ただし、他の病気がある場合には、こうした薬を使えないことがあります。たとえば前立腺肥大症の場合、抗コリン薬は排尿障害を悪化させる可能性があります。
過活動膀胱とは
排尿筋の過剰な活動が原因で起こる疾患で、まだ十分な量の尿がたまっていない状態で意思とかかわりなく膀胱が勝手に収縮して尿意を感じてしまう状態です。
本来であれば膀胱に尿が十分たまってから、脳へ「膀胱に尿がたまっている」と伝わり、脳が膀胱に排尿筋の収縮の指令を伝え、排尿筋が縮みます。こうした機能に異常が生じて過活動膀胱が発症しています。
過活動膀胱の症状
- 尿意切迫感:突然尿が我慢できなくなることです。
- 頻尿
- 切迫性尿失禁:尿意を感じたときに我慢できず漏れてしまうことです。
こうした症状は日中だけでなく、寝ている間にも起こる場合が多く、夜間に何度もトイレに起きるなどで頻尿を自覚されることもよくあります。
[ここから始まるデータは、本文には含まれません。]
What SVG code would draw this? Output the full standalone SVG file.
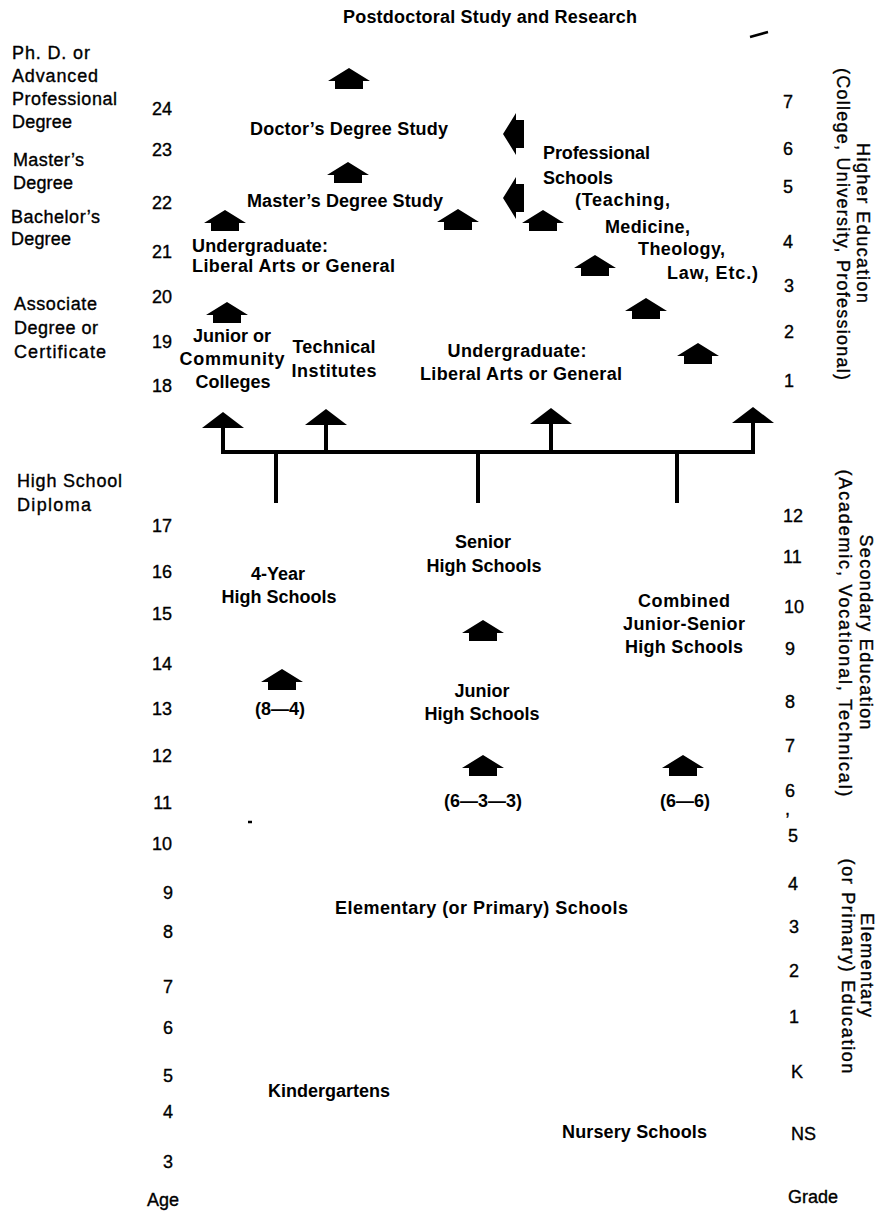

尿意切迫があると外出先でもトイレの場所がいつも気になったり、夜間の頻尿で睡眠不足になりやすいため、早めに専門医を受診し、正確な診断と適切な治療を受けてください。
過活動膀胱の種類と原因
神経因性と、それ以外の原因で起こる非神経因性に大きく分けられます。
神経因性
原因は脳や脊髄の障害です。
非神経因性
骨盤底筋障害、下部尿路通過障害、出産や加齢変化など
いくつかの原因が重なっており、明確な原因を特定できない場合もあります。
過活動膀胱の検査・診断
問診や過活動膀胱症質問票(OABSS)などで症状の程度が確認します。
頻尿をはじめとする過活動膀胱の症状は、別の疾患によって起こっている可能性があるため、そうした病気がないかを検査します。腹部超音波検査や血液検査、尿検査などです。
他に病気がない場合には、尿流測定、ストレステスト、パッドテストといった過活動膀胱の検査が必要になる場合もあります。
過活動膀胱の治療
主に薬物療法と行動療法、生活指導などを用いた治療を行います。
薬物療法
膀胱の収縮を抑える抗コリン薬やβ3受容体作動薬を使用する治療が一般的です。
行動療法
膀胱の訓練を行います。これは、排尿におけるトラブルの解決を目的としたもので、機能的に弱まっている膀胱や骨盤底筋を鍛える訓練です。また、排泄の介助が必要になるケースもあります。
その他
生活指導で原因となった生活習慣を見直して改善することも有効です。